1. Jan 24, 2005

### sundrops

:uhh: A basketball player throws the ball at a 38 degree angle to a hoop which is located a horizontal distance L=7.0m from the point of release, and at a height h=0.3m above it. What is the required speed if the basketball is to reach the hoop?

2. Jan 24, 2005

### Hyperreality

Use the equation for the projectile (it should be in your text book), then plug in the numbers and solve for the required speed.

3. Jan 24, 2005

### cepheid

Staff Emeritus
Strategy...as I mentioned to you in your true/false thread, horizontal and vertical components of the bball's velocity are independent. So...call the initial velocity you're trying to solve for v_0

The x-component of the v_0 is unaffected throughout the journey. Therefore, you don't have a clue yet what to do with it. It is constant, so you need to know the time required for the ball to get there. That depends on how high it needs to go before stopping (the vertical component). So, just note for now that the x component is given by :

$$v_0\cos(38^o)$$

and ignore it for the time being.

Now, the vertical component of the velocity:
$$v_0\sin(38^o)$$

is affected by the gravitational force, which causes a constant downward acceleration, which slows the ball's velocity by 9.81 metres per second, every second. So, how do you solve for the required initial vertical velocity, and the time needed to get the ball up to that height? There are three equations...one gives the vertical component of the velocity as a function of time, (which is useful to you, because you know the final vertical velocity is zero), the other gives the height h(t) as a function of time, in terms of the vertical velocity and and accelaration. The third is the fact that:

$$[v_0\cos(38^o)]t$$ must be equal to three metres.

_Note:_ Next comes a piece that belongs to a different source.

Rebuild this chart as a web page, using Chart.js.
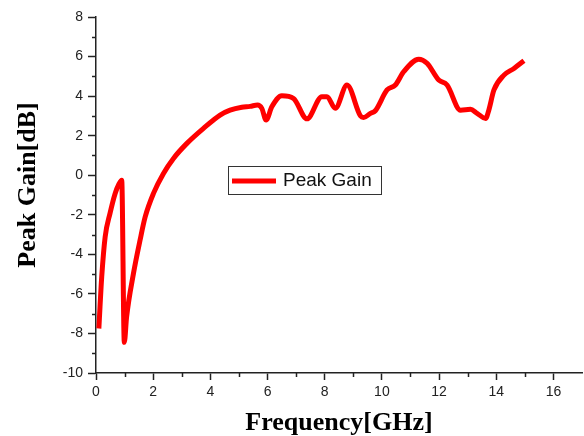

Hopefully you know which kinematic formulas I'm talking about.

4. Jan 25, 2005

### sundrops

i tried doing this problem by plugging in values into this equation:
Vxo = Vx(cos38) Vyo=Vy(sin38)

combining the two I found,

y=(tan38)x - (g / 2(Vo^2)(cos38)^2)x^2

( I tried your method aswell cepheid - but it was long and complicated - I think I got lost in the numbers along the way.) :s

5. Jan 25, 2005

### vincentchan

just wanna make it clear
did you mean
$$y = tan(38)x - \frac{g x^2}{2 v_{0}^2 cos^2(28))$$
if yes, your answer should be fine, what numerical v you got?

6. Jan 25, 2005

### sundrops

sort of yeah - except in the second part it would be (cos38)^2
and whats frac?

I found Vo = 6.115 m/s and it was wrong...:(

7. Jan 25, 2005

### vincentchan

that was a typo
here you go
$$y = tan(38)x - \frac{g x^2}{2 v_{0}^2 cos^2(38)}$$

let me check... 1 minute

Last edited: Jan 25, 2005
8. Jan 25, 2005

### sundrops

how did you write it out so clearly??

9. Jan 25, 2005

### vincentchan

i don't get your answer... let me try to figure out what you diid wrong...

10. Jan 25, 2005

### sundrops

yes! thats the equation I used!!

was it just a calculation error then? this is the right equation to use to solve the problem?

11. Jan 25, 2005

### sundrops

I'll try it again - maybe i din't put brackets around certain #'s in my calculator or something...

12. Jan 25, 2005

### sundrops

basically I plugged in:
x = 7.0m
y = 0.3m
g = 9.8m/s^2
and solved for Vo

13. Jan 25, 2005

### vincentchan

what is your Vo equal to... you might either have some algebra error or calculatioin error

14. Jan 25, 2005

### sundrops

31.95m/s ??

15. Jan 25, 2005

### sundrops

does that sound more feasible?

16. Jan 25, 2005

### vincentchan

i got 5 point something...
sory, can't give you the answer, try again

17. Jan 25, 2005

### sundrops

what am I doing wrong?

~ I only have 2 tries left :S

18. Jan 25, 2005

### sundrops

ok
well at least I know the approximate range of the answer right? hehe

19. Jan 25, 2005

### sundrops

Vo = \sqrt{(tan(38)(7.0m) - \frac{(-9.8m/s^2) (7.0m)^2}{2 (0.3m) cos^2(38)}}

20. Jan 25, 2005

### sundrops

well that didn't work out...

here's how I manipulated the equation:

Vo = Square root of { tan(38)x - ((-g)x^2 / 2ycos(38)^2) }